Exercise =
Produce a word-for-word copy of the listing below without its pictures.

Data shown =

■ ■ ■ ■

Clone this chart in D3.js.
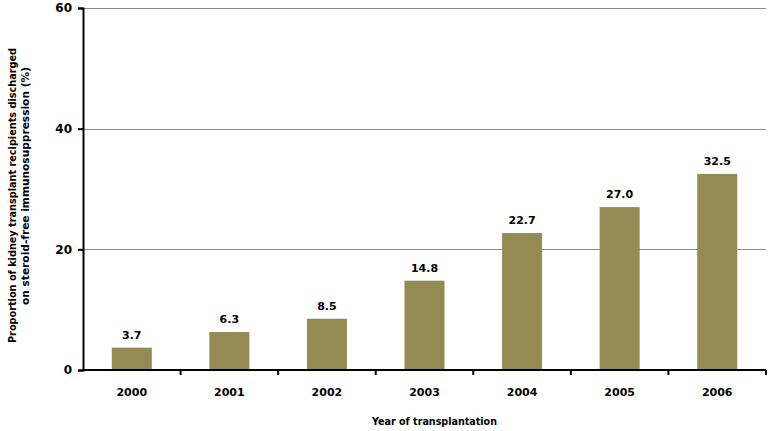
<!DOCTYPE html>
<html>
<head>
<meta charset="utf-8">
<script src="https://cdn.jsdelivr.net/npm/d3@7"></script>
<style>
  body { margin: 0; background: #fff; }
  text { font-family: "DejaVu Sans", sans-serif; font-weight: bold; fill: #000; }
</style>
</head>
<body>
<script>
const years = ["2000", "2001", "2002", "2003", "2004", "2005", "2006"];
const values = [3.7, 6.3, 8.5, 14.8, 22.7, 27.0, 32.5];
const yTicks = [0, 20, 40, 60];

const margin = {top: 8, right: 6, bottom: 61, left: 83};
const width = 772 - margin.left - margin.right;
const height = 431 - margin.top - margin.bottom;

const svg = d3.select("body").append("svg")
  .attr("width", 772)
  .attr("height", 431)
  .append("g")
  .attr("transform", `translate(${margin.left}, ${margin.top})`);

const x = d3.scaleBand()
  .domain(years)
  .range([0, width])
  .paddingInner(0.59)
  .paddingOuter(0.295);

const y = d3.scaleLinear()
  .domain([0, 60])
  .range([height, 0]);

// gridlines
svg.append("g").selectAll("line")
  .data(yTicks.filter(d => d > 0))
  .enter().append("line")
    .attr("x1", 0)
    .attr("x2", width)
    .attr("y1", d => Math.round(y(d)) + 0.5)
    .attr("y2", d => Math.round(y(d)) + 0.5)
    .attr("stroke", "#8c8c8c")
    .attr("stroke-width", 1);

// bars
svg.append("g").selectAll("rect")
  .data(values)
  .enter().append("rect")
    .attr("x", (d, i) => x(years[i]))
    .attr("y", d => y(d))
    .attr("width", x.bandwidth())
    .attr("height", d => height - y(d))
    .attr("fill", "#948a54");

// value labels
svg.append("g").selectAll("text")
  .data(values)
  .enter().append("text")
    .attr("x", (d, i) => x(years[i]) + x.bandwidth() / 2)
    .attr("y", d => y(d) - 9)
    .attr("text-anchor", "middle")
    .attr("font-size", "11px")
    .text(d => d.toFixed(1));

// y axis
const yAxis = svg.append("g")
  .call(d3.axisLeft(y).tickValues(yTicks).tickSize(5).tickPadding(6));
yAxis.select(".domain").attr("stroke", "#000").attr("stroke-width", 2);
yAxis.selectAll(".tick line").attr("stroke", "#000").attr("stroke-width", 2);
yAxis.selectAll(".tick text")
  .attr("font-size", "12px")
  .attr("font-family", "DejaVu Sans, sans-serif")
  .attr("font-weight", "bold");

// x axis, ticks at band boundaries
const xAxis = svg.append("g")
  .attr("transform", `translate(0, ${height})`);
xAxis.append("line")
  .attr("x1", 0).attr("x2", width)
  .attr("stroke", "#000").attr("stroke-width", 2);
xAxis.selectAll(".xtick")
  .data(years)
  .enter().append("line")
    .attr("class", "xtick")
    .attr("x1", d => x(d) + x.bandwidth() / 2 + x.step() / 2)
    .attr("x2", d => x(d) + x.bandwidth() / 2 + x.step() / 2)
    .attr("y1", 0).attr("y2", 5)
    .attr("stroke", "#000").attr("stroke-width", 2);
xAxis.selectAll(".xlabel")
  .data(years)
  .enter().append("text")
    .attr("class", "xlabel")
    .attr("x", d => x(d) + x.bandwidth() / 2)
    .attr("y", 26)
    .attr("text-anchor", "middle")
    .attr("font-size", "11px")
    .text(d => d);

// axis titles
svg.append("text")
  .attr("x", 372 - margin.left)
  .attr("y", height + 55)
  .attr("font-size", "11px")
  .attr("textLength", 125)
  .attr("lengthAdjust", "spacingAndGlyphs")
  .text("Year of transplantation");

// y title: two lines, placed by their own extents
svg.append("text")
  .attr("transform", `translate(${16 - margin.left}, ${343 - margin.top}) rotate(-90)`)
  .attr("font-size", "11px")
  .attr("textLength", 295)
  .attr("lengthAdjust", "spacingAndGlyphs")
  .text("Proportion of kidney transplant recipients discharged");
svg.append("text")
  .attr("transform", `translate(${29 - margin.left}, ${305 - margin.top}) rotate(-90)`)
  .attr("font-size", "11px")
  .attr("textLength", 238)
  .attr("lengthAdjust", "spacingAndGlyphs")
  .text("on steroid-free immunosuppression  (%)");
</script>
</body>
</html>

■ ■ ■ ■

Reply to the exercise =
Clone this chart in D3.js.
<!DOCTYPE html>
<html>
<head>
<meta charset="utf-8">
<script src="https://cdn.jsdelivr.net/npm/d3@7"></script>
<style>
  body { margin: 0; background: #fff; }
  text { font-family: "DejaVu Sans", sans-serif; font-weight: bold; fill: #000; }
</style>
</head>
<body>
<script>
const years = ["2000", "2001", "2002", "2003", "2004", "2005", "2006"];
const values = [3.7, 6.3, 8.5, 14.8, 22.7, 27.0, 32.5];
const yTicks = [0, 20, 40, 60];

const margin = {top: 8, right: 6, bottom: 61, left: 83};
const width = 772 - margin.left - margin.right;
const height = 431 - margin.top - margin.bottom;

const svg = d3.select("body").append("svg")
  .attr("width", 772)
  .attr("height", 431)
  .append("g")
  .attr("transform", `translate(${margin.left}, ${margin.top})`);

const x = d3.scaleBand()
  .domain(years)
  .range([0, width])
  .paddingInner(0.59)
  .paddingOuter(0.295);

const y = d3.scaleLinear()
  .domain([0, 60])
  .range([height, 0]);

// gridlines
svg.append("g").selectAll("line")
  .data(yTicks.filter(d => d > 0))
  .enter().append("line")
    .attr("x1", 0)
    .attr("x2", width)
    .attr("y1", d => Math.round(y(d)) + 0.5)
    .attr("y2", d => Math.round(y(d)) + 0.5)
    .attr("stroke", "#8c8c8c")
    .attr("stroke-width", 1);

// bars
svg.append("g").selectAll("rect")
  .data(values)
  .enter().append("rect")
    .attr("x", (d, i) => x(years[i]))
    .attr("y", d => y(d))
    .attr("width", x.bandwidth())
    .attr("height", d => height - y(d))
    .attr("fill", "#948a54");

// value labels
svg.append("g").selectAll("text")
  .data(values)
  .enter().append("text")
    .attr("x", (d, i) => x(years[i]) + x.bandwidth() / 2)
    .attr("y", d => y(d) - 9)
    .attr("text-anchor", "middle")
    .attr("font-size", "11px")
    .text(d => d.toFixed(1));

// y axis
const yAxis = svg.append("g")
  .call(d3.axisLeft(y).tickValues(yTicks).tickSize(5).tickPadding(6));
yAxis.select(".domain").attr("stroke", "#000").attr("stroke-width", 2);
yAxis.selectAll(".tick line").attr("stroke", "#000").attr("stroke-width", 2);
yAxis.selectAll(".tick text")
  .attr("font-size", "12px")
  .attr("font-family", "DejaVu Sans, sans-serif")
  .attr("font-weight", "bold");

// x axis, ticks at band boundaries
const xAxis = svg.append("g")
  .attr("transform", `translate(0, ${height})`);
xAxis.append("line")
  .attr("x1", 0).attr("x2", width)
  .attr("stroke", "#000").attr("stroke-width", 2);
xAxis.selectAll(".xtick")
  .data(years)
  .enter().append("line")
    .attr("class", "xtick")
    .attr("x1", d => x(d) + x.bandwidth() / 2 + x.step() / 2)
    .attr("x2", d => x(d) + x.bandwidth() / 2 + x.step() / 2)
    .attr("y1", 0).attr("y2", 5)
    .attr("stroke", "#000").attr("stroke-width", 2);
xAxis.selectAll(".xlabel")
  .data(years)
  .enter().append("text")
    .attr("class", "xlabel")
    .attr("x", d => x(d) + x.bandwidth() / 2)
    .attr("y", 26)
    .attr("text-anchor", "middle")
    .attr("font-size", "11px")
    .text(d => d);

// axis titles
svg.append("text")
  .attr("x", 372 - margin.left)
  .attr("y", height + 55)
  .attr("font-size", "11px")
  .attr("textLength", 125)
  .attr("lengthAdjust", "spacingAndGlyphs")
  .text("Year of transplantation");

// y title: two lines, placed by their own extents
svg.append("text")
  .attr("transform", `translate(${16 - margin.left}, ${343 - margin.top}) rotate(-90)`)
  .attr("font-size", "11px")
  .attr("textLength", 295)
  .attr("lengthAdjust", "spacingAndGlyphs")
  .text("Proportion of kidney transplant recipients discharged");
svg.append("text")
  .attr("transform", `translate(${29 - margin.left}, ${305 - margin.top}) rotate(-90)`)
  .attr("font-size", "11px")
  .attr("textLength", 238)
  .attr("lengthAdjust", "spacingAndGlyphs")
  .text("on steroid-free immunosuppression  (%)");
</script>
</body>
</html>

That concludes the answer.